Bizarre Welt der Vielteilchensysteme

Seit der Entdeckung des Bose-Einstein-Kondensats (BEC) im Jahr 1995, ein völlig neuer Zustand der Materie bei tiefsten Temperaturen, ist ein weltweiter Forschungsboom an Gasen nahe dem absoluten Nullpunkt ausgebrochen - und in diesem Wettrennen ist zur Zeit ein Team von Experimentalphysikern unter der Leitung von Univ.-Prof. Dr. Rudolf Grimm an vorderster Front mit dabei.
Li6team
Li6team
Rudolf Grimm und seinem Team ist es erstmals gelungen, in die bizarre Welt von Vielteilchensystemen vorzustoßen, die sich beim Übergang von BEC in so genannte Fermi-Gase auftun und die beispielsweise auch in Neutronensternen existieren. Diese Arbeiten könnten auch zu neuen Erkenntnissen über das Phänomen der Hochtemperatur-Supraleitung führen.
Während das Interesse der Forscher in den vergangenen Jahren vor allem dem relativ einfach zu erzeugenden BEC gegolten hat, wenden sich in jüngster Zeit immer mehr Wissenschafter den Fermi-Gasen zu, die ein noch weniger erforschter Materiezustand sind als BEC. So ist es Grimm und seiner Gruppe Ende vergangenen Jahres weltweit erstmals gelungen, ein Gas, das aus fermionischen Atomen besteht (Lithium-6), zu kondensieren. Sie verbanden durch eine chemische Reaktion zwei Lithium-6 Atome zu einem Molekül. Aus zwei Atomen mit halbzahligen Spin wird dadurch ein Molekül mit einem ganzzahligen Spin, und das kann zu einem BEC abgekühlt werden.

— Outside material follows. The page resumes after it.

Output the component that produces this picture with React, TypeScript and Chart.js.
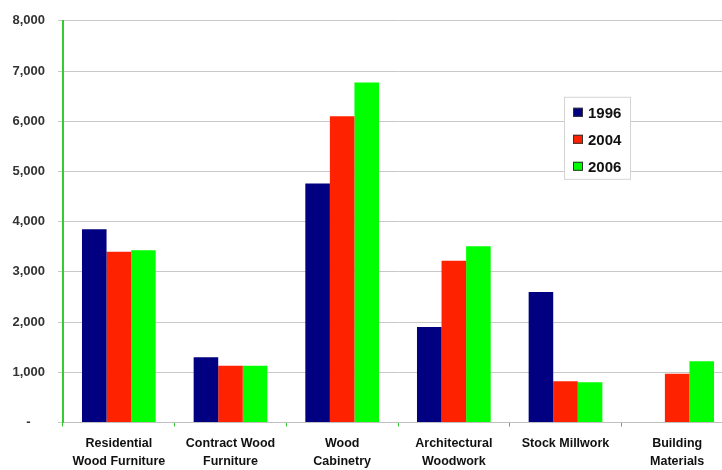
import React, { useEffect, useRef } from 'react';
import { Chart, registerables } from 'chart.js';

Chart.register(...registerables);

const categories: string[][] = [
  ['Residential', 'Wood Furniture'],
  ['Contract Wood', 'Furniture'],
  ['Wood', 'Cabinetry'],
  ['Architectural', 'Woodwork'],
  ['Stock Millwork'],
  ['Building', 'Materials'],
];
const seriesNames = ['1996', '2004', '2006'];
const values1996 = [3850, 1300, 4760, 1900, 2600, 0];
const values2004 = [3400, 1130, 6100, 3220, 820, 970];
const values2006 = [3430, 1130, 6770, 3510, 800, 1220];
const seriesColors = ['#000080', '#ff2200', '#00ff00'];
const yMin = 0;
const yMax = 8000;
const yStep = 1000;

const FONT = 'Arial, "Liberation Sans", sans-serif';

const legendBox = {
  id: 'legendBox',
  afterDraw(chart: any) {
    const { ctx, chartArea } = chart;
    const x = chartArea.left + 501;
    const y = chartArea.top + 76;
    const w = 66;
    const h = 82;
    ctx.save();
    ctx.fillStyle = '#ffffff';
    ctx.fillRect(x, y, w, h);
    ctx.strokeStyle = '#d4d4d4';
    ctx.lineWidth = 1;
    ctx.strokeRect(x + 0.5, y + 0.5, w, h);
    chart.data.datasets.forEach((ds: any, i: number) => {
      const cy = y + 16 + i * 27;
      ctx.fillStyle = ds.backgroundColor;
      ctx.fillRect(x + 9, cy - 5, 10, 9);
      ctx.strokeStyle = '#333';
      ctx.strokeRect(x + 9.5, cy - 4.5, 9, 8);
      ctx.fillStyle = '#111';
      ctx.font = 'bold 15px ' + FONT;
      ctx.textBaseline = 'middle';
      ctx.textAlign = 'left';
      ctx.fillText(ds.label, x + 24, cy + 1);
    });
    ctx.restore();
  },
};

export default function App() {
  const canvasRef = useRef<HTMLCanvasElement | null>(null);

  useEffect(() => {
    const canvas = canvasRef.current;
    if (!canvas) return;
    const allValues = [values1996, values2004, values2006];
    const chart = new Chart(canvas, {
      type: 'bar',
      data: {
        labels: categories,
        datasets: seriesNames.map((name, i) => ({
          label: name,
          data: allValues[i],
          backgroundColor: seriesColors[i],
          borderWidth: 0,
          categoryPercentage: 0.66,
          barPercentage: 1,
        })),
      },
      options: {
        responsive: false,
        animation: false,
        devicePixelRatio: 1,
        layout: { padding: { top: 15, right: 0, left: 0, bottom: 0 } },
        plugins: {
          legend: { display: false },
          tooltip: { enabled: false },
        },
        scales: {
          x: {
            afterFit: (s: any) => {
              s.height = 47.5;
            },
            grid: {
              display: true,
              drawOnChartArea: false,
              drawTicks: true,
              tickLength: 4,
              color: '#33cc33',
              lineWidth: 1,
            },
            border: { display: true, color: '#c0c0c0', width: 1 },
            ticks: {
              color: '#111',
              padding: 8,
              maxRotation: 0,
              autoSkip: false,
              font: { family: FONT, size: 12.5, weight: 'bold', lineHeight: 1.45 },
            },
          },
          y: {
            min: yMin,
            max: yMax,
            afterFit: (s: any) => {
              s.width = 63;
            },
            ticks: {
              stepSize: yStep,
              padding: 13,
              color: '#333',
              font: { family: FONT, size: 13, weight: 'bold' },
              callback: (v: any) => (Number(v) === 0 ? '-    ' : Number(v).toLocaleString('en-US')),
            },
            grid: {
              color: '#c8c8c8',
              lineWidth: 1,
              tickLength: 5,
              drawTicks: true,
            },
            border: { display: true, color: '#33cc33', width: 2 },
          },
        },
      },
      plugins: [legendBox],
    } as any);
    return () => chart.destroy();
  }, []);

  return (
    <div
      style={{
        position: 'fixed',
        left: 0,
        top: 0,
        width: 722,
        height: 470,
        overflow: 'hidden',
        background: '#fff',
      }}
    >
      <canvas ref={canvasRef} width={733} height={470} style={{ display: 'block' }} />
    </div>
  );
}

Das Arbeitsgebiet hat sich in den vergangenen Monaten in einem atemberaubenden Tempo weiterentwickelt und zur Zeit findet ein spannender Wettstreit statt zwischen drei europäischen Gruppen, darunter Grimm mit seinem Team, sowie vier Forschungsteams aus Amerika. "Als einzige europäische Gruppe können wir in diesem Rennen derzeit mit den Amerikanern mithalten und in einigen Punkten haben wir die Nase ganz vorne", so Rudolf Grimm stolz. Und das im letzten Jahr neu gegründete Institut für Quantenoptik und Quanteninformation, eine Kollaboration der Österreichischen Akademie der Wissenschaften mit der LFU Innsbruck, soll diese weltweit führende Rolle, die die Innsbrucker auf diesem Gebiet zur Zeit haben, weiter festigen und ausbauen.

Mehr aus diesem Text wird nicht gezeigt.